On 06/04/16 03:29, Robert Haas wrote:

I don't understand why it seems to be considered OK for logical slots to
just vanish on failover. The only other things I can think of where that's
considered OK are unlogged tables (because that's the point and we have
failover-safe ones too) and the old hash indexes nobody's quite willing to
remove yet.

First, it wasn't until 9.3 that physical standbys could follow
timeline switches, but that doesn't mean that streaming replication
was useless in 9.0 - 9.2, or that warm standby was useless in earlier
versions.  Logical decoding isn't useless without that capability
either.  Would it be nice if we did have that capability?  Of course.

Except that in 9.0 - 9.2 there was working workaround for that, there is no such thing for logical decoding.

Second, I'm not sure whether it was a good design decision to make
logical slots a special kind of object that sit off to the side,
neither configuration (like postgresql.conf) nor WAL-protected data
(like pg_clog and the data files themselves), but it was certainly a
very deliberate decision.  I sort of expected them to be WAL-logged,
but Andres argued (not unconvincingly) that we'd want to have slots on
standbys, and making them WAL-logged would preclude that.

I do think it was good design decision. We just need to make them failoverable bit differently and the failover slots patch IMHO isn't the right way either as I said in another reply in this thread.
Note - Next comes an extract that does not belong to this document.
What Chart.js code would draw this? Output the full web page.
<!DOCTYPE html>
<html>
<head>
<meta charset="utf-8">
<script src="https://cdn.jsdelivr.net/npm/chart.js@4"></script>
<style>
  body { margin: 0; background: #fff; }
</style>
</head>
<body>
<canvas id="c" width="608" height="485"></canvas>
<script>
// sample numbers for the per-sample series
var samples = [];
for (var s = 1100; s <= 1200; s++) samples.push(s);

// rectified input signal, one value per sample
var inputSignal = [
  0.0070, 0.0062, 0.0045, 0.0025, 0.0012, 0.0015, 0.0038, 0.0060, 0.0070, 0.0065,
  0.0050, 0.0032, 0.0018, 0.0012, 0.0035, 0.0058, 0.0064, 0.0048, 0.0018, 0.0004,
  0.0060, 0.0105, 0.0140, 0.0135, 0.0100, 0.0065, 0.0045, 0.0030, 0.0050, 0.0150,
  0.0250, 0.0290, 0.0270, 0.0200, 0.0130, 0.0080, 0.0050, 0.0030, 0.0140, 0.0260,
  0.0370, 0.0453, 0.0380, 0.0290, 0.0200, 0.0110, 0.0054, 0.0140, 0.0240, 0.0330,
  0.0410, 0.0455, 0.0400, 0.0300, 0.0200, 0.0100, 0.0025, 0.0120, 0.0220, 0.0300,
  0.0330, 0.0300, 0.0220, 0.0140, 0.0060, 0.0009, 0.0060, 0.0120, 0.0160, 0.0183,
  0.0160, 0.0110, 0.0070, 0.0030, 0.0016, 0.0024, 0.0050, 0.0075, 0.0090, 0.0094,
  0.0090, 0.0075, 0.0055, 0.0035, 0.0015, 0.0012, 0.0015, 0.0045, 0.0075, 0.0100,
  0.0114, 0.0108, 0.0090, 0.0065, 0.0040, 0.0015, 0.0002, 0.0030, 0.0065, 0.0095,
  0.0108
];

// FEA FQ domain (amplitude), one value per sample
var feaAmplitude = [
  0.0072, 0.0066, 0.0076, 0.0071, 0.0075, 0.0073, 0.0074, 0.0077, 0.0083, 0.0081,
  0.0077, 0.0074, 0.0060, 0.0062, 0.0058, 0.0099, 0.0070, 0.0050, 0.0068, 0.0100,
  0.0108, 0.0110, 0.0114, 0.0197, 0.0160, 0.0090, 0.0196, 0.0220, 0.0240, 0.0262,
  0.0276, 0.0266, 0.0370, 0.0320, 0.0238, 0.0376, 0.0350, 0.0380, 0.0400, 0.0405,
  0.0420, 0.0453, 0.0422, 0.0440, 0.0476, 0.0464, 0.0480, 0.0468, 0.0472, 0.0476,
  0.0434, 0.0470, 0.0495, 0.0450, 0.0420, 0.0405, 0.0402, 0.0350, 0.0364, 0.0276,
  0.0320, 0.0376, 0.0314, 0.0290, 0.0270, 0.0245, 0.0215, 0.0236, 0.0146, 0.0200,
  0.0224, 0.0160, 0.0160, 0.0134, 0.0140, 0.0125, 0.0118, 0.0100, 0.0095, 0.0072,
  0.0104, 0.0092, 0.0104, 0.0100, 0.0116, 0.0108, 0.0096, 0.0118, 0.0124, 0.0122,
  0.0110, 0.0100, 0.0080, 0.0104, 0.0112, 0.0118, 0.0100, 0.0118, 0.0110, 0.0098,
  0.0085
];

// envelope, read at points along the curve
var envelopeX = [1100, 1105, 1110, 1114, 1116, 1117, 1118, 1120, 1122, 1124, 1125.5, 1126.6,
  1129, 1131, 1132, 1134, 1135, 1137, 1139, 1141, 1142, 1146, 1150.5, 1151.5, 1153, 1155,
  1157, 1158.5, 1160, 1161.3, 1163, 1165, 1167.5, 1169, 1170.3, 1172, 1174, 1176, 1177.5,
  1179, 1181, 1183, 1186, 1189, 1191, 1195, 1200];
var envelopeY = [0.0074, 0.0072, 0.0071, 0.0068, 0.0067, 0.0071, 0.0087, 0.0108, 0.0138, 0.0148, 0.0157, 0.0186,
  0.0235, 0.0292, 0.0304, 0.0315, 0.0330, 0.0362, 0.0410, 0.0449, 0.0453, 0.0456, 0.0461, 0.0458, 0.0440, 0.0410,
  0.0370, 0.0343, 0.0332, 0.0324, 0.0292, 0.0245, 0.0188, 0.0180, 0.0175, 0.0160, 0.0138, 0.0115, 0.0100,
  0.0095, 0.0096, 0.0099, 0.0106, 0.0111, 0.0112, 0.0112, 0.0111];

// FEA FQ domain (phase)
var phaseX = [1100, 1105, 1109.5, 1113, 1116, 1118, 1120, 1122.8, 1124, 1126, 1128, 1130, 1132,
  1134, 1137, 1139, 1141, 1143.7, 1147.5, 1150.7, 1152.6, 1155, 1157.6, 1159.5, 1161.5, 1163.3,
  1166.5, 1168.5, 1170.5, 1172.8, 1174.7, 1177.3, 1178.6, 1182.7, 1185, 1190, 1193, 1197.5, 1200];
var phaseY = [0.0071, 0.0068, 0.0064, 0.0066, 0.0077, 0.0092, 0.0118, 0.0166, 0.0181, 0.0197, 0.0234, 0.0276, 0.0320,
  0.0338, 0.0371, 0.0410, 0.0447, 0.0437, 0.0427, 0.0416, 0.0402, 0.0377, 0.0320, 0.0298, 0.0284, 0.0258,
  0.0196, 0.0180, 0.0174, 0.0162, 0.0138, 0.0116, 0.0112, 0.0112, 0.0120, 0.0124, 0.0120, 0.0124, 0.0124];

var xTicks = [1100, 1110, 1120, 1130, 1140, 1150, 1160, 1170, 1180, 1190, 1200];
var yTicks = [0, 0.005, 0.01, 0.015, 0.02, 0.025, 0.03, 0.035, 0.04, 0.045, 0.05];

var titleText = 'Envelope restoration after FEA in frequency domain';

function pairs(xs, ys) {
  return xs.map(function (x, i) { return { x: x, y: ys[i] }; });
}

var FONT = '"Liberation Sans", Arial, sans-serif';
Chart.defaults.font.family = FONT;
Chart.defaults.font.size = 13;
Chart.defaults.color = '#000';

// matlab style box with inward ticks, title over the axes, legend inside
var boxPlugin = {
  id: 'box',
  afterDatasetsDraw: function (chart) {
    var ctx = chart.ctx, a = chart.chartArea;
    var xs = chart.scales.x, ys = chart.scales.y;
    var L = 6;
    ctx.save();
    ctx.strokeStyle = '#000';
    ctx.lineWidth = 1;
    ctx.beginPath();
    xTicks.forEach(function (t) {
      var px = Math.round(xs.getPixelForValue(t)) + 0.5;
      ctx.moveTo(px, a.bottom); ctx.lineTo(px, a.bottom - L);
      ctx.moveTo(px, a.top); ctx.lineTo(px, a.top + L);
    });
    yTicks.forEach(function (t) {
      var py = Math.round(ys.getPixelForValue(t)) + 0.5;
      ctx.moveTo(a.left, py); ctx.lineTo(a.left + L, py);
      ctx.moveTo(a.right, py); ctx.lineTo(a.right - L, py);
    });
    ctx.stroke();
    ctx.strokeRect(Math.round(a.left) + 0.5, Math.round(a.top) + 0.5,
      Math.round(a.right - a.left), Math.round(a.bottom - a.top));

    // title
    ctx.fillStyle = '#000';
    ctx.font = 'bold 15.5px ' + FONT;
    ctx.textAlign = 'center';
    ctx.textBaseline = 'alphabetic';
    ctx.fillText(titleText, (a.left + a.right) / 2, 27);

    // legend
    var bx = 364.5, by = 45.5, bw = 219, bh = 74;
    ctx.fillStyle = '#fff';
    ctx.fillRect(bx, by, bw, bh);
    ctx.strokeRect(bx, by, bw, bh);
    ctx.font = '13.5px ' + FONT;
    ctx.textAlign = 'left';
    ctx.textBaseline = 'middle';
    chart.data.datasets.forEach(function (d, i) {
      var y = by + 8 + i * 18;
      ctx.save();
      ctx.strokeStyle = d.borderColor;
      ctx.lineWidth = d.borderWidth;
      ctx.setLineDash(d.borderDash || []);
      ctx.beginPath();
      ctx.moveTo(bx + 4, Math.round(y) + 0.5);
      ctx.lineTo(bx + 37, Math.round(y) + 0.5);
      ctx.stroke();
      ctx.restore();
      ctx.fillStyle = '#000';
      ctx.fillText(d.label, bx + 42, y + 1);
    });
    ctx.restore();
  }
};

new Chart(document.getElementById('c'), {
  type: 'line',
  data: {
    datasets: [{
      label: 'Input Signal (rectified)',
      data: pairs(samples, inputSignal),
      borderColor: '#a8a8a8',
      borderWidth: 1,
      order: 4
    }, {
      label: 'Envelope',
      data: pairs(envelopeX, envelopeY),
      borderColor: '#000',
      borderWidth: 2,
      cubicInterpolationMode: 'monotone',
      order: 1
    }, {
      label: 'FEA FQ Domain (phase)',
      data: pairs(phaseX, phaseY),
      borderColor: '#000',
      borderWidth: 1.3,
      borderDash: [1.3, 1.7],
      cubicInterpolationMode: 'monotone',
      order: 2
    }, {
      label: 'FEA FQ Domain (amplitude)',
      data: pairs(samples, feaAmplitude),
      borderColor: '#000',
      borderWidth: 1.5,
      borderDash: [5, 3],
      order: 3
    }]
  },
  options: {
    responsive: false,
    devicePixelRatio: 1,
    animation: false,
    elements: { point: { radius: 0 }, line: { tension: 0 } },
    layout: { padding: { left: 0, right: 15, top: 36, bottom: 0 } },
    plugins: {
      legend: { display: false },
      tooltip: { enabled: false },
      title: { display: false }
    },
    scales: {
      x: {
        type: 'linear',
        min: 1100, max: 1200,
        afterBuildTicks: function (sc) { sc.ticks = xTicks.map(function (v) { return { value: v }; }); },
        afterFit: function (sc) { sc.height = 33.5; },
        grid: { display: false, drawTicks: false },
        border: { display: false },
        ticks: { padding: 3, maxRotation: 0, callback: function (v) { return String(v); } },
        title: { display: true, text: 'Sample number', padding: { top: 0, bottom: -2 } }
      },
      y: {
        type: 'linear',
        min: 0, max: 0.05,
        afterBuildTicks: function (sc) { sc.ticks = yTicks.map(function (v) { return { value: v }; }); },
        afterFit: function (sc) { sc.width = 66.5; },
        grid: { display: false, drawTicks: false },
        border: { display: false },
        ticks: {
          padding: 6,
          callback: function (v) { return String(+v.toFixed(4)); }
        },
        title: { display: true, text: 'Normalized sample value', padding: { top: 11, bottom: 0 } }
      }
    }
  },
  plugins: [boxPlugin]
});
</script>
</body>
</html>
Review and test responses have been pretty underwhelming for pglogical, and
quite a bit seem to have boiled down to "this should live as an extension,
we don't need it in core". It often feels like we can't win: if we seek to
get it into core we're told it's not wanted/needed, but if we try to focus
on solving issues in core to make it work better and let it live as an
extension we're told we shouldn't bother until it's in core.
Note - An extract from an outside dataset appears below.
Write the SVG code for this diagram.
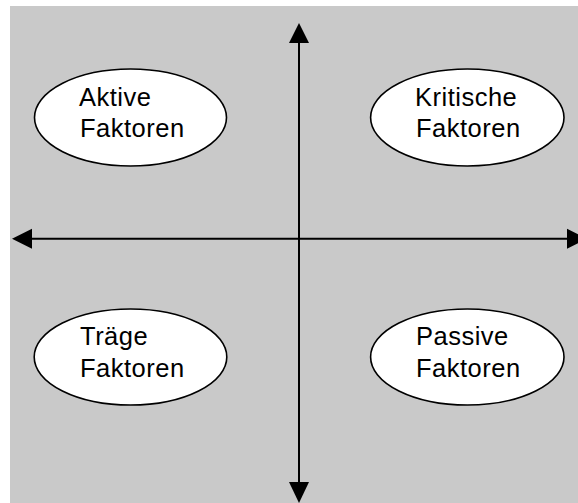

To be honest, I was shocked that pglogical and pglogical_output didn't
go into this release.  I assumed that you and other folks at
2ndQuadrant were going to make a big push to get that done.  I did
take a brief look at one of them - pglogical, I think - a week or two
ago but there were unaddressed review comments that had been pending
for months and there were a lot of fairly obvious things that needed
to be done before it could be seriously considered as a core
submission.  Like, for example, rewriting the documentation heavily
and making it look like the rest of our docs, and putting it in SGML
format.  The code seemed to need quite a bit of cleanup, too.  Now,
logical replication is a sufficiently important feature that if the
only way it's going to get into core is if I work on it myself, or get
other people at EnterpriseDB to do so, then I'll try to make that
happen.  But I was assuming that that was your/2ndQuadrant's patch,
that you were going to get it in shape, and that me poking my nose
into it wasn't going to be particularly welcome.  Maybe I've misread
the whole dynamic here.

I guess you did, me and I think Craig as well hoped for some feedback on the general ideas in terms of protocol, node setup (I mean catalogs) and general architecture from the community. That didn't really happen. And without any of that happening I didn't feel confident trying to get it right within last month of dev cycle. Especially given the size of the patch and the fact we also had other patches that we worked on and had realistically higher chance of getting in. Not sure how Craig feels about it. Converting documentation, renaming some params in function names etc (those unaddressed comments) seemed like secondary to me.

(As a side note I was also 2 weeks without proper working laptop around FOSDEM time which had effect on my responses to -hackers about the topic, especially to Steve Singer who did good job of reviewing the usability at the time, but even if I had it it would not saved the patch)

In general I think project of this size requires more attention from committer to help shepherding it and neither Craig or me are that. I am glad that Andres said he plans to give some time in next cycle to logical replication because that should be big help.

That being said, if we get a logical replication system into core that
doesn't do DDL, doesn't do multi-master, doesn't know squat about
sequences, and rolls over and dies if a timeline switch happens, I
would consider that a huge step forward and I think a lot of other
people would, too.

I agree with the exception of working HA. I would consider it very sad if we got logical replication in core without having any provision for continuity of service. Doing that is relatively trivial in comparison to the logical replication itself however.